A new article by Columbia Mailman School researchers Jeffrey Shaman and Marta Galanti explores the potential for the COVID-19 virus to become endemic, a regular feature producing recurring outbreaks in humans. They identify crucial contributing factors, including the risk for reinfection, vaccine availability and efficacy, as well as potential seasonality and interactions with other viral infections that may modulate the transmission of the virus. The article appears in the journal Science.
Shaman is a professor of environmental health sciences and director of the Columbia Mailman School Climate and Health program and a leading authority in modeling infectious disease outbreaks like SARS-CoV-2 and influenza. He was among the first to recognize the importance of asymptomatic spread of SARS-CoV-2 and the effectiveness of lockdown measures and published highly cited estimations of the hypothetic lives saved had lockdown occurred sooner. He and Galanti, a post-doctoral scientist in Shaman’s research group, also published research finding reinfections with endemic coronaviruses are not uncommon, even within a year of prior infection.
The new paper explores one potential scenario in which immunity to SARS-CoV-2, either through infection or a vaccine, diminishes within a year—a rate similar to that seen for the endemic betacoronavirus that causes mild respiratory illness. The result would be annual outbreaks of COVID-19. On the other hand, if immunity to SARS-CoV-2 lasted longer, perhaps through protection provided by immune response to infection with other endemic coronaviruses, we might experience what would initially appear to be an elimination of COVID-19 followed by a resurgence after a few years. Other contributing factors include the availability and effectiveness of a vaccine and the innate seasonality of the virus.
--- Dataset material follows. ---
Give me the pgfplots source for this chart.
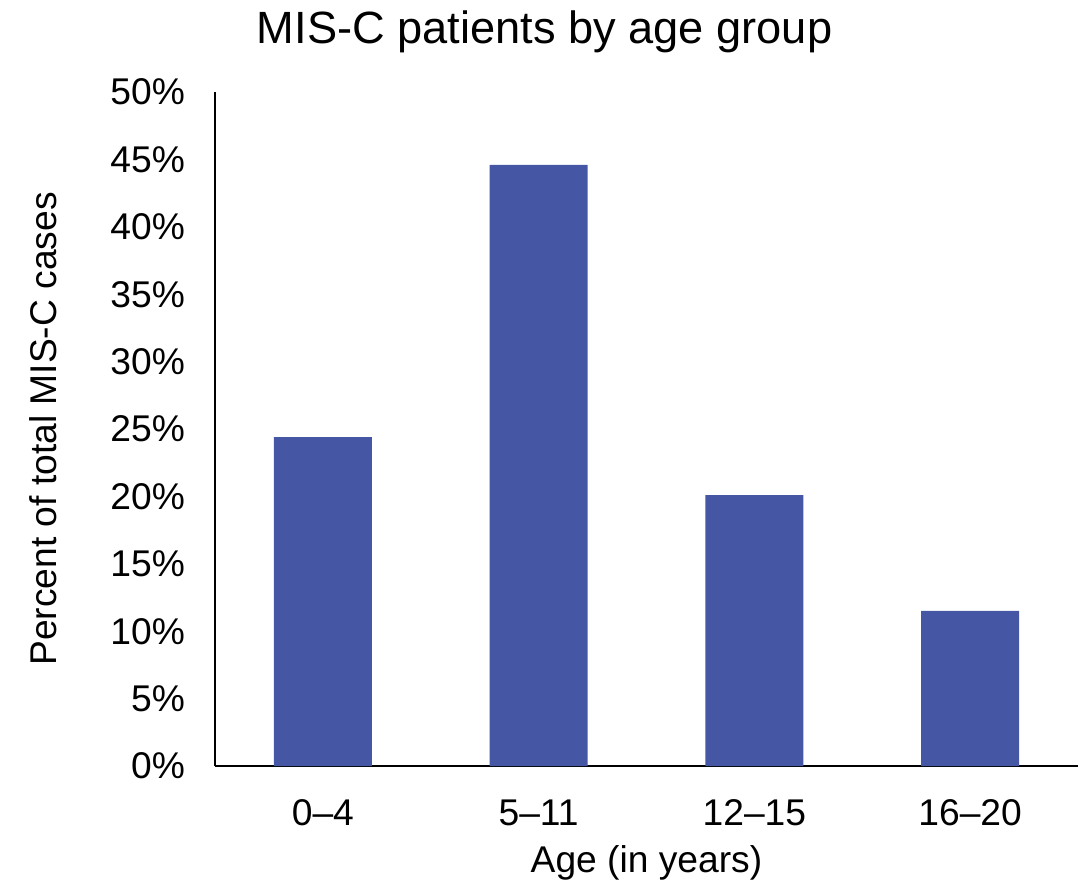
\documentclass[border=0pt]{standalone}
\usepackage{fontspec}
\setmainfont{Liberation Sans}
\usepackage{pgfplots}
\pgfplotsset{compat=1.18}
\definecolor{barblue}{HTML}{4556A5}

\begin{document}
\begin{tikzpicture}
\begin{axis}[
    name=ax,
    at={(0,0)}, anchor=south west,
    scale only axis,
    width=215.75pt, height=168.5pt,
    xmin=-0.5, xmax=3.5,
    ymin=0, ymax=50,
    ytick={0,5,...,50},
    yticklabel={\pgfmathprintnumber{\tick}\%},
    xtick={0,1,2,3},
    xticklabels={0--4,5--11,12--15,16--20},
    axis x line=bottom, axis y line=left,
    axis line style={line width=0.6pt, -},
    major tick length=0pt,
    tick label style={font=\fontsize{9.3}{11}\selectfont},
    /pgf/number format/assume math mode=true,
    yticklabel style={anchor=east, xshift=-4pt},
    xticklabel style={anchor=base, yshift=-14.75pt},
    xlabel={Age (in years)},
    ylabel={Percent of total MIS-C cases},
    label style={font=\fontsize{9.3}{11}\selectfont},
    xlabel style={at={(rel axis cs:0.5,0)}, anchor=center, yshift=-24.25pt},
    ylabel style={at={(axis description cs:-0.1993,0.5)}, anchor=center},
    title={MIS-C patients by age group},
    title style={font=\fontsize{11.3}{13}\selectfont, at={(rel axis cs:0.382,1)}, anchor=center, yshift=9pt},
    ybar, bar width=24.5pt,
    clip=false,
]
\addplot[fill=barblue, draw=none] coordinates {(0,24.4) (1,44.6) (2,20.1) (3,11.5)};
\end{axis}
\pgfresetboundingbox
\path[use as bounding box] (-53.75pt,-28.5pt) rectangle (218.5pt,191.5pt);
\end{tikzpicture}
\end{document}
“Should reinfection prove commonplace, and barring a highly effective vaccine delivered to most of the world’s population, SARS-CoV-2 will likely settle into a pattern of endemicity,” the authors write. “Whether reinfections will be commonplace, how often they will occur, how contagious re-infected individuals will be, and whether the risk of severe clinical outcomes changes with subsequent infection remain to be understood.”